As for trends in the piano sector, Roger says that player pianos are on the rise, especially as the technology gets more advanced. He first got into player pianos around 1984 when they featured tape-cassette driven automation. Today’s player pianos stream music off the Internet.

“As the technology improves, more grand piano sales are player pianos. “I wouldn’t say it’s massive, but it’s a significant portion,” Shaffer says.

Also popular are digital models that sound and feel more like acoustic pianos. This is especially appealing to people who have neighbors close by or wish to play after their children have gone to bed.

“For people who still prefer the acoustic piano, we offer silent systems in their acoustic pianos,” Wu explains. “It’s a very competitive business, and there aren’t many piano stores left. We can very confidently say that there is really no store like ours in New England,”

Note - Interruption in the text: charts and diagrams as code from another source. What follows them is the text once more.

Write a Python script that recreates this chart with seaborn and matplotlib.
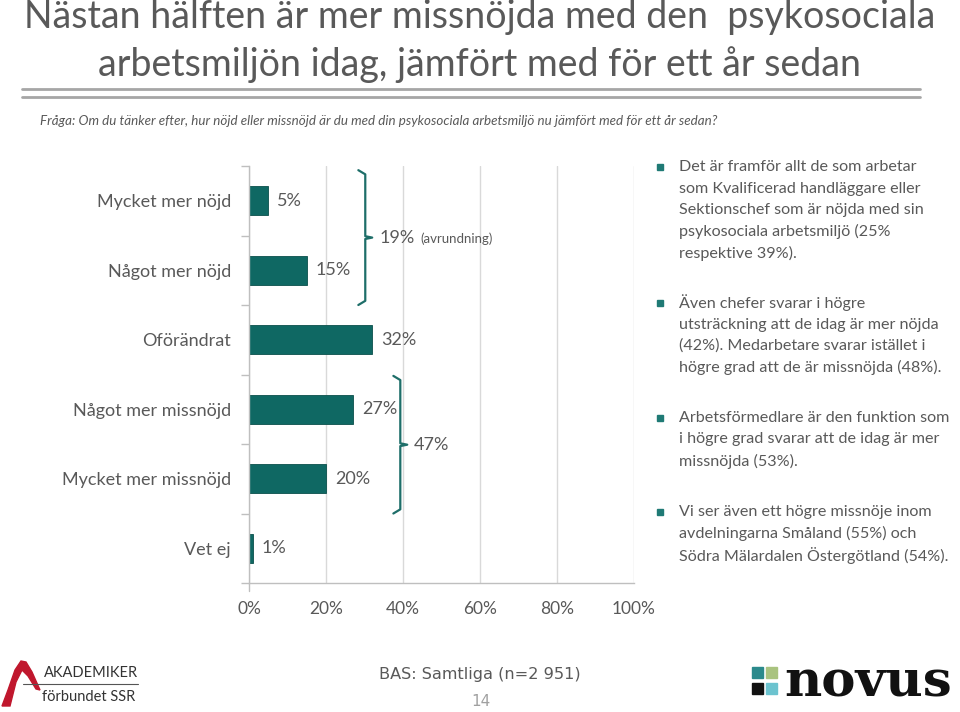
import matplotlib
matplotlib.use("Agg")
import matplotlib.pyplot as plt
import seaborn as sns
import pandas as pd
from matplotlib.patches import Rectangle, Polygon
from matplotlib.lines import Line2D

# ---- data ----
categories = ["Mycket mer nöjd", "Något mer nöjd", "Oförändrat",
              "Något mer missnöjd", "Mycket mer missnöjd", "Vet ej"]
values = [5, 15, 32, 27, 20, 1]
value_labels = ["5%", "15%", "32%", "27%", "20%", "1%"]
group_labels = ["19%", "47%"]
xticks = [0, 20, 40, 60, 80, 100]
xtick_labels = ["0%", "20%", "40%", "60%", "80%", "100%"]

title_lines = ["Nästan hälften är mer missnöjda med den  psykosociala",
               "arbetsmiljön idag, jämfört med för ett år sedan"]
question = ("Fråga: Om du tänker efter, hur nöjd eller missnöjd är du med din "
            "psykosociala arbetsmiljö nu jämfört med för ett år sedan?")
bullets = [
    ["Det är framför allt de som arbetar", "som Kvalificerad handläggare eller",
     "Sektionschef som är nöjda med sin", "psykosociala arbetsmiljö (25%",
     "respektive 39%)."],
    ["Även chefer svarar i högre", "utsträckning att de idag är mer nöjda",
     "(42%). Medarbetare svarar istället i", "högre grad att de är missnöjda (48%)."],
    ["Arbetsförmedlare är den funktion som", "i högre grad svarar att de idag är mer",
     "missnöjda (53%)."],
    ["Vi ser även ett högre missnöje inom", "avdelningarna Småland (55%) och",
     "Södra Mälardalen Östergötland (54%)."],
]
base_text = "BAS: Samtliga (n=2 951)"
page_no = "14"

df = pd.DataFrame({"kategori": categories, "andel": values})

sns.set_theme(style="white")
plt.rcParams["font.family"] = ["Lato", "DejaVu Sans"]

GREY = "#595959"
TEAL = "#0f6863"

W, H = 960, 712
fig = plt.figure(figsize=(W / 100, H / 100), dpi=100)
fig.patch.set_facecolor("white")

def fx(px):
    return px / W

def fy(py):
    return 1 - py / H

ax = fig.add_axes([fx(249), fy(583), fx(634) - fx(249), fy(166) - fy(583)])
sns.barplot(data=df, y="kategori", x="andel", orient="h", color=TEAL,
            width=0.42, saturation=1, ax=ax, edgecolor="#0a4f4b", linewidth=0.6)
ax.set_xlim(0, 100)
ax.set_ylim(5.5, -0.5)
ax.set_xlabel("")
ax.set_ylabel("")
ax.set_xticks(xticks)
ax.set_xticklabels(xtick_labels, fontsize=12.5, color=GREY)
ax.set_yticks(range(len(categories)))
ax.set_yticklabels(categories, fontsize=13, color=GREY)
ax.tick_params(axis="y", length=0, pad=13)
ax.tick_params(axis="x", length=0, pad=13)
ax.set_yticks([i + 0.5 for i in range(-1, len(categories))], minor=True)
ax.tick_params(axis="y", which="minor", length=6, color="#bfbfbf", width=1, left=True)
ax.xaxis.grid(True, color="#d9d9d9", linewidth=1)
ax.set_axisbelow(True)
for s in ["top", "right"]:
    ax.spines[s].set_visible(False)
for s in ["left", "bottom"]:
    ax.spines[s].set_color("#bfbfbf")
    ax.spines[s].set_linewidth(1)
ax.plot([0, 0], [5.5, 5.62], color="#bfbfbf", lw=1, clip_on=False)

# value labels
for i, (v, lab) in enumerate(zip(values, value_labels)):
    ax.annotate(lab, (v, i), xytext=(6.5, 0), textcoords="offset points",
                va="center", ha="left", fontsize=13, color=GREY)

# brackets
def bracket(x, y0, y1, hook=1.8, dy=0.06, tick=1.8):
    ym = (y0 + y1) / 2
    xs = [x - hook, x, x, x + tick, x, x, x - hook]
    ys = [y0, y0 + dy, ym - 0.02, ym, ym + 0.02, y1 - dy, y1]
    ax.add_line(Line2D(xs, ys, color="#1e6e69", lw=1.6, clip_on=False,
                       solid_joinstyle="round"))
    return ym

ym1 = bracket(30.2, -0.44, 1.5)
ax.annotate(group_labels[0], (30.2 + 1.8, ym1), xytext=(5, 0),
            textcoords="offset points", va="center", ha="left", fontsize=13, color=GREY)
ax.text(44.6, ym1 + 0.02, "(avrundning)", va="center", ha="left", fontsize=9.5, color=GREY)
ym2 = bracket(39.3, 2.52, 4.5)
ax.annotate(group_labels[1], (39.3 + 1.8, ym2), xytext=(5, 0),
            textcoords="offset points", va="center", ha="left", fontsize=13, color=GREY)

# title
fig.text(0.5, fy(17), title_lines[0], ha="center", va="center", fontsize=27, color=GREY)
fig.text(0.5, fy(65), title_lines[1], ha="center", va="center", fontsize=27, color=GREY)
fig.add_artist(Line2D([fx(22), fx(920)], [fy(89), fy(89)], color="#a6a6a6", lw=2))
fig.add_artist(Line2D([fx(22), fx(920)], [fy(97), fy(97)], color="#a6a6a6", lw=2))
fig.text(fx(40), fy(121), question, ha="left", va="center", fontsize=9.65,
         style="italic", color=GREY)

# bullets
starts = [167, 303, 418, 512]
for lines, y0 in zip(bullets, starts):
    fig.add_artist(Rectangle((fx(657), fy(y0 - 1) - 3.5 / H), 6 / W, 6 / H,
                             color="#1f7a75", transform=fig.transFigure))
    for k, ln in enumerate(lines):
        fig.text(fx(679), fy(y0 + k * 21.5), ln, ha="left", va="center",
                 fontsize=11.6, color=GREY)

# footer
fig.text(0.5, fy(675), base_text, ha="center", va="center", fontsize=11.6,
         color=GREY, family="DejaVu Sans")
fig.text(fx(481), fy(701), page_no, ha="center", va="center", fontsize=11,
         color="#a0a0a0", family="DejaVu Sans")

# Akademiker logo
fig.add_artist(Polygon([(fx(2), fy(706)), (fx(8), fy(690)), (fx(15), fy(670)),
                        (fx(21), fy(661)), (fx(26), fy(662)), (fx(32), fy(672)),
                        (fx(40), fy(690)), (fx(36), fy(689)), (fx(28), fy(676)),
                        (fx(22), fy(670)), (fx(16), fy(682)), (fx(10), fy(706))],
                       closed=True, color="#c0172d", transform=fig.transFigure))
fig.text(fx(44), fy(673), "AKADEMIKER", ha="left", va="center", fontsize=10.5,
         color="#333333")
fig.add_artist(Line2D([fx(23), fx(138)], [fy(684), fy(684)], color="#555555", lw=0.8))
fig.text(fx(42), fy(697), "förbundet SSR", ha="left", va="center", fontsize=10.5,
         color="#333333")

# Novus logo
sq = [(752, 667, "#2b8a8c"), (766, 667, "#a9c37f"), (752, 683, "#111111"), (766, 683, "#6cc3cf")]
for x0, y0, c in sq:
    fig.add_artist(Rectangle((fx(x0), fy(y0 + 11)), 11 / W, 11 / H, color=c,
                             transform=fig.transFigure))
fig.text(fx(784), fy(683), "novus", ha="left", va="center", fontsize=37,
         color="#111111", family="DejaVu Serif", weight="bold")

fig.savefig("out.png", dpi=100, facecolor="white")
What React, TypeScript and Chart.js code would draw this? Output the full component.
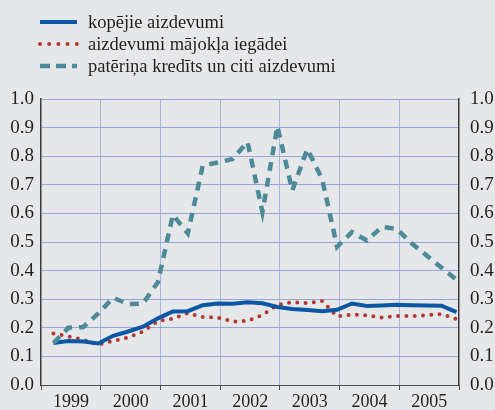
import React, { useEffect, useRef } from "react";
import { Chart, registerables } from "chart.js";

Chart.register(...registerables);

// ---- data (quarterly values, 1999Q1 .. 2005Q4) ----
const years = ["1999", "2000", "2001", "2002", "2003", "2004", "2005"];
const seriesLabels = [
  "kopējie aizdevumi",
  "aizdevumi mājokļa iegādei",
  "patēriņa kredīts un citi aizdevumi",
];
const totalLoans = [
  0.147, 0.154, 0.152, 0.145, 0.172, 0.187, 0.204, 0.233, 0.257, 0.258, 0.279, 0.285, 0.284, 0.289,
  0.286, 0.273, 0.266, 0.262, 0.258, 0.263, 0.285, 0.276, 0.278, 0.281, 0.279, 0.278, 0.277, 0.255,
];
const housingLoans = [
  0.18, 0.17, 0.158, 0.141, 0.154, 0.166, 0.187, 0.224, 0.232, 0.251, 0.238, 0.236, 0.222, 0.224,
  0.245, 0.28, 0.29, 0.286, 0.294, 0.24, 0.246, 0.244, 0.236, 0.241, 0.241, 0.244, 0.248, 0.23,
];
const consumerLoans = [
  0.147, 0.2, 0.203, 0.25, 0.305, 0.283, 0.285, 0.36, 0.595, 0.53, 0.767, 0.778, 0.79, 0.85,
  0.605, 0.905, 0.68, 0.825, 0.72, 0.483, 0.535, 0.505, 0.553, 0.546, 0.495, 0.453, 0.41, 0.368,
];

const FONT = '"Liberation Serif", "Times New Roman", serif';
const TEXT = "#231f20";
const BG = "#e6e7e9";

// x is measured in months from Jan 1999; quarter q sits at the middle of its last month
const toPoints = (vals: number[]) => vals.map((v, i) => ({ x: (i + 1) * 3 - 0.5, y: v }));

const stackedLegend = {
  id: "stackedLegend",
  afterDraw(chart: any) {
    const ctx = chart.ctx;
    ctx.save();
    chart.data.datasets.forEach((ds: any, i: number) => {
      const y = 22 + i * 22;
      ctx.beginPath();
      ctx.strokeStyle = ds.borderColor;
      ctx.lineWidth = ds.borderWidth;
      ctx.lineCap = ds.borderCapStyle || "butt";
      ctx.setLineDash(ds.legendDash || []);
      ctx.moveTo(40, y);
      ctx.lineTo(77, y);
      ctx.stroke();
      ctx.setLineDash([]);
      ctx.fillStyle = TEXT;
      ctx.font = `18.5px ${FONT}`;
      ctx.textBaseline = "middle";
      ctx.textAlign = "left";
      ctx.fillText(ds.label, 88, y + 1);
    });
    ctx.restore();
  },
};

export default function App() {
  const ref = useRef<HTMLCanvasElement | null>(null);

  useEffect(() => {
    if (!ref.current) return;
    const chart = new Chart(ref.current, {
      type: "line",
      data: {
        datasets: [
          {
            label: seriesLabels[0],
            data: toPoints(totalLoans),
            borderColor: "#0b57a4",
            borderWidth: 4,
            pointRadius: 0,
            tension: 0,
            order: 1,
            legendDash: [],
          } as any,
          {
            label: seriesLabels[1],
            data: toPoints(housingLoans),
            borderColor: "#b3382f",
            borderWidth: 4,
            borderDash: [0, 8.3],
            borderCapStyle: "round",
            pointRadius: 0,
            tension: 0,
            order: 2,
            legendDash: [0, 9.2],
          } as any,
          {
            label: seriesLabels[2],
            data: toPoints(consumerLoans),
            borderColor: "#4c8a9a",
            borderWidth: 4.5,
            borderDash: [9, 7],
            pointRadius: 0,
            tension: 0,
            order: 0,
            legendDash: [10, 6],
          } as any,
        ],
      },
      options: {
        responsive: false,
        animation: false,
        devicePixelRatio: 1,
        layout: { padding: { top: 99, left: 0, right: 0, bottom: 0 } },
        plugins: { legend: { display: false }, tooltip: { enabled: false } },
        scales: {
          x: {
            type: "linear",
            min: 0,
            max: 84,
            afterFit: (s: any) => {
              s.height = 25;
            },
            ticks: {
              stepSize: 12,
              autoSkip: false,
              maxRotation: 0,
              labelOffset: 30,
              padding: 1,
              color: TEXT,
              font: { family: FONT, size: 18 },
              callback: (v: any) => {
                const idx = Math.round(Number(v) / 12);
                return idx < years.length ? years[idx] : "";
              },
            },
            grid: {
              color: (c: any) =>
                c.tick && (c.tick.value === 0 || c.tick.value === 84) ? "rgba(0,0,0,0)" : "#aab3d8",
              lineWidth: 1,
              drawTicks: true,
              tickLength: 5,
              tickColor: "#4a4a4a",
            },
            border: { display: true, color: "#4a4a4a", width: 1 },
          },
          y: {
            type: "linear",
            position: "left",
            min: 0,
            max: 1,
            afterFit: (s: any) => {
              s.width = 41;
            },
            ticks: {
              stepSize: 0.1,
              padding: 7,
              color: TEXT,
              font: { family: FONT, size: 19 },
              callback: (v: any) => Number(v).toFixed(1),
            },
            grid: {
              color: (c: any) => (c.tick && c.tick.value === 0 ? "rgba(0,0,0,0)" : "#98a5d8"),
              lineWidth: 1,
              drawTicks: false,
            },
            border: { display: true, color: "#3a3a3a", width: 1.5 },
          },
          y2: {
            type: "linear",
            position: "right",
            min: 0,
            max: 1,
            afterFit: (s: any) => {
              s.width = 36;
            },
            ticks: {
              stepSize: 0.1,
              padding: 11,
              color: TEXT,
              font: { family: FONT, size: 19 },
              callback: (v: any) => Number(v).toFixed(1),
            },
            grid: { display: false, drawTicks: false },
            border: { display: true, color: "#3a3a3a", width: 1.5 },
          },
        },
      },
      plugins: [stackedLegend],
    });
    return () => chart.destroy();
  }, []);

  return (
    <div
      style={{
        position: "absolute",
        left: 0,
        top: 0,
        width: 495,
        height: 410,
        background: BG,
      }}
    >
      <canvas ref={ref} width={495} height={410} style={{ display: "block" }} />
    </div>
  );
}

Wu says. “Getting to where we are today did not happen overnight. We have put in a lot of hard work as well as being dedicated and driven to want to grow this business. We are extremely grateful to have great staff who are willing to put in the effort as well as believing in why we do things the way we do them. We also owe much to our manufacturers and friends in the industry for staying with us through the tough times and cheering us on during the good times. Ultimately, we are in business for our past, present, and future customers.”